Mario Alberto Carrera
Una espesa capa de mojigatería se extiende por una buena parte de Occidente fabricada por inmensos y homogéneos grupos evangélicos y más concretamente neopentecostales cuya intención “purificadora” es la de convertir al ser humano en lo que no es. Y el de analizar su naturaleza de una manera tan peculiar que sitúe el bien y el mal no sólo como opuestos sino también como polos frente a los que hay que escoger y, al escoger, teñirnos únicamente de su color. Un solo color: o blanco o negro. Puro maniqueísmo del más mediocre origen y creencia tartufa. Su intención es la de regresar forzada o forzosamente a situaciones no antiguas sino primitivas, naif. La Biblia literal (regreso al Génesis y a Babel) como la regresión irrebatible de que la mujer debe obedecer al marido, de que éste es superior a ella y de que en él radica la cabeza de la “familia”.
De esta tesis o peregrina idea -más bien- se desprende la colosal teoría de la superioridad e inferioridad de los sexos ¡que puja por sobrevivir!, y por lo mismo es causa del paternalismo y el machismo a ultranza. El del macho mucho macho y la manada.
Cosas tan sencillas (en apariencia) y que superviven como el velo y el ajuar blanquísimos en las novias, tienen por detrás una lectura machista: es la esperanza de que la mujer no llegue “manchada” al matrimonio, sino idealmente virginal para que el marido sea el primero que la desflore ¿y él? ¿Y la igualdad y la democracia?
El poder y la fuerza de estos grupos evangélicos o protestantes primitivistas, cobra vigor y presencia no sólo en el altar de las iglesias, sino también en los Estados, sus atrios o foros, su poder Legislativo y sus tribunales de justicia. Su presencia es sonoramente omnisciente y ubicua.
Esto se manifiesta con patente porte a partir de los años 70 y 80 (con umbrales en los 60) del siglo pasado, como movimientos paralelos -y reaccionarios- a los de la liberación de la mujer, la liberación sexual, la píldora, el aborto y la presencia agresiva y justa del movimiento LGTB.
Son como dos movimientos dialécticos (y por lo mismo opuestos) que ejercen su presión, respectivamente, en busca del ángel o bestia en que encarnan la condición humana (y sus matices en los libertarios) y que debaten ya medio siglo por su reivindicación.

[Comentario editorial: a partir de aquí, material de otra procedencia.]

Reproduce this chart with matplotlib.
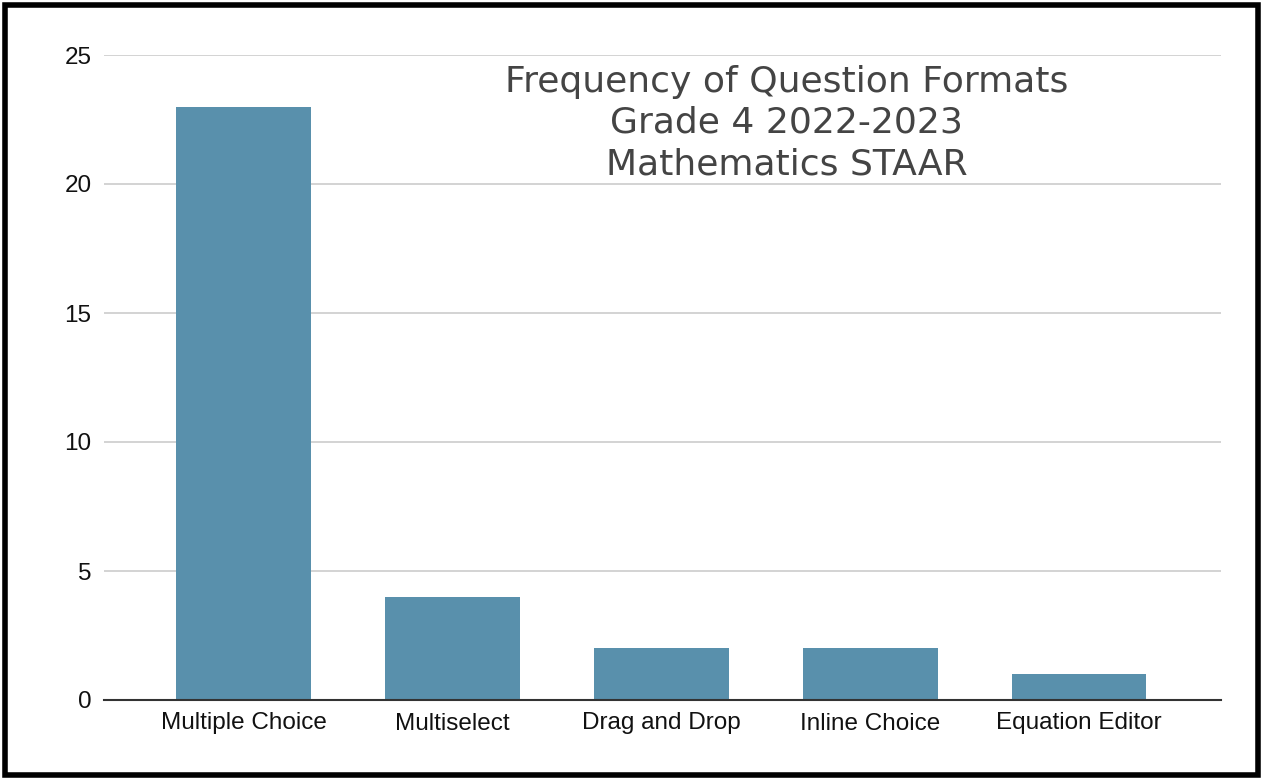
import numpy as np
import matplotlib.pyplot as plt
from matplotlib.patches import Rectangle

formats = ['Multiple Choice', 'Multiselect', 'Drag and Drop', 'Inline Choice', 'Equation Editor']
counts = [23, 4, 2, 2, 1]
yticks = [0, 5, 10, 15, 20, 25]

W, H = 1263, 780
fig = plt.figure(figsize=(W/100, H/100), dpi=100)
ax = fig.add_axes([104/W, 1 - 700/H, (1221-104)/W, (700-55)/H])

x = np.arange(len(formats))
ax.bar(x, counts, width=0.646, color='#5990ac', zorder=3)

ax.set_xlim(-0.67, 4.68)
ax.set_ylim(0, 25)
ax.set_yticks(yticks)
ax.set_xticks(x)
ax.set_xticklabels(formats, fontsize=17.5, family='Liberation Sans')
for lab in ax.get_yticklabels():
    lab.set_fontsize(17.5)
    lab.set_family('Liberation Sans')
ax.tick_params(length=0, pad=9, colors='#111111')
ax.tick_params(axis='y', pad=9)
ax.grid(axis='y', color='#cccccc', linewidth=1.2, zorder=0)
for s in ['top', 'right', 'left']:
    ax.spines[s].set_visible(False)
ax.spines['bottom'].set_color('#333333')
ax.spines['bottom'].set_linewidth(1.5)
ax.spines['bottom'].set_zorder(4)

ax.text(0.611, 0.985, 'Frequency of Question Formats\nGrade 4 2022-2023\nMathematics STAAR',
        transform=ax.transAxes, ha='center', va='top', fontsize=26,
        color='#444444', family='DejaVu Sans', linespacing=1.27)

fig.patches.append(Rectangle((5/W, 5/H), (W-10)/W, (H-10)/H, transform=fig.transFigure,
                             fill=False, edgecolor='black', linewidth=4))

fig.savefig('out.png', dpi=100)
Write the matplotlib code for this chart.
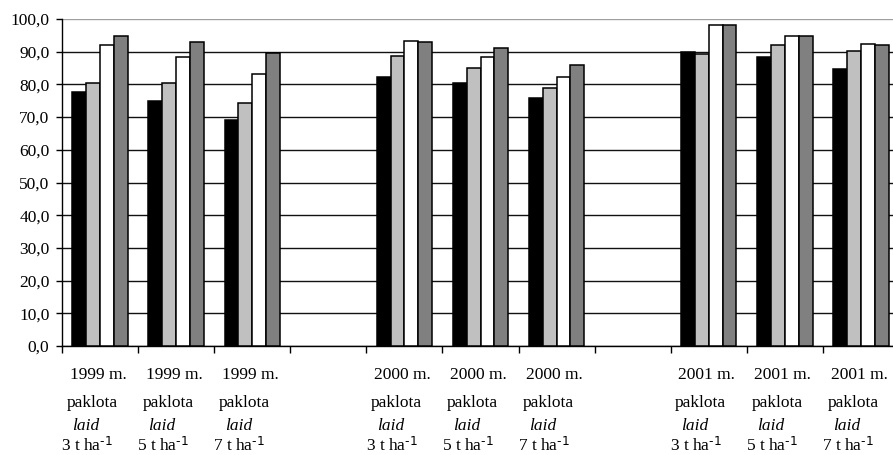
import numpy as np
import matplotlib
matplotlib.use("Agg")
import matplotlib.pyplot as plt

plt.rcParams["font.family"] = ["Liberation Serif", "DejaVu Serif"]
plt.rcParams["mathtext.default"] = "regular"

# data
years = ["1999 m.", "1999 m.", "1999 m.",
         "2000 m.", "2000 m.", "2000 m.",
         "2001 m.", "2001 m.", "2001 m."]
doses = [r"3 t ha$^{\text{-1}}$", r"5 t ha$^{\text{-1}}$", r"7 t ha$^{\text{-1}}$"] * 3
series_black = [77.8, 75.0, 69.0, 82.3, 80.5, 75.8, 89.9, 88.5, 84.7]
series_light = [80.5, 80.5, 74.4, 88.7, 85.0, 79.0, 89.4, 92.0, 90.2]
series_white = [92.0, 88.3, 83.2, 93.4, 88.3, 82.3, 98.1, 94.8, 92.5]
series_dark = [94.9, 93.0, 89.7, 93.0, 91.0, 85.8, 98.1, 94.8, 92.0]
yticks = np.arange(0, 101, 10)

# one empty slot between years
slots = [0, 1, 2, 4, 5, 6, 8, 9, 10]
n_slots = 11

fig = plt.figure(figsize=(8.93, 4.55), dpi=100)
ax = fig.add_axes([62 / 893, 109 / 455, 837 / 893, 327 / 455])

w = 1 / 5.5
colors = ["#000000", "#c0c0c0", "#ffffff", "#808080"]
all_series = [series_black, series_light, series_white, series_dark]
x = np.array(slots, dtype=float)
for i, (vals, col) in enumerate(zip(all_series, colors)):
    ax.bar(x + (i - 1.5) * w, vals, width=w, color=col,
           edgecolor="#000000", linewidth=1.1, zorder=3)

ax.set_xlim(-0.5, n_slots - 0.5)
ax.set_ylim(0, 100)
ax.set_yticks(yticks)
ax.set_yticklabels([f"{v:.1f}".replace(".", ",") for v in yticks], fontsize=12.5)
ax.grid(True, axis="y", color="#111111", linewidth=1.0, zorder=0)
ax.get_ygridlines()[-1].set_color("#a0a0a0")

ax.set_xticks(np.arange(-0.5, n_slots, 1.0))
ax.set_xticklabels([])
ax.tick_params(axis="x", direction="out", length=5, width=1, color="#000000")
ax.tick_params(axis="y", direction="out", length=4, width=1, color="#000000",
               pad=5)

for s in ["top", "right"]:
    ax.spines[s].set_visible(False)
ax.spines["left"].set_linewidth(1.0)
ax.spines["bottom"].set_linewidth(1.0)

# four-line category labels
trans = ax.get_xaxis_transform()
for sx, yr, ds in zip(slots, years, doses):
    lines = [(yr, "normal", -2, -29), ("paklota", "normal", -8, -57),
             ("laid", "italic", -14, -80), (ds, "normal", -13, -100)]
    for txt, style, dx, dy in lines:
        ax.annotate(txt, xy=(sx, 0), xycoords=trans,
                    xytext=(dx * 0.72, dy * 0.72), textcoords="offset points",
                    ha="center", va="center", fontsize=12.5, style=style,
                    annotation_clip=False)

fig.savefig("out.png", dpi=100)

La incursión de estos grupos neopentecostales no queda como digo sólo en los altares. Permea hacia los poderes del Estado -vía sobre todo los predicadores de las mega iglesias- que adoctrinan a multitudes que acuden a sus centros religiosos y, desde allí, por transfusión oral se riega en cada país hasta caber y penetrar en las leyes de una o muchas repúblicas “reevangelizadas”.
El evangelismo crea un mundo falso de “perfecciones” -mediante sus sermones- predicados por propietarios de jets – más de alguno ligado al narcotráfico- que poco o nada tienen que ver con el hombre y la mujer -de carne y hueso- que no se encuentran ligados a la identidad de género que a la fuerza les han endilgado ni con la obligación de parir hijos a ultranza o de parir ¡uno!, cuando más inconveniente le es a su preparación y realización profesional. Para el evangelismo y las leyes que promueve ¡la ley es la ley!, (pero no para sus fechorías) y la mujer debe pagar con cárcel su “pecado”. Y el que no se siente “hombre” sino mujer (o algo aún no nominado por los estudios queer) aceptar la sentencia de “su” sexo –inamovible- sin derecho a recurrir.
Un mundo robotizado de hombres y mujeres viviendo la distopía del protestantismo o el neopentecostalismo. “El mundo feliz” de Huxley o “1984” de George Orwell. ¡Todos programados en la fantasmagoría del metaverso!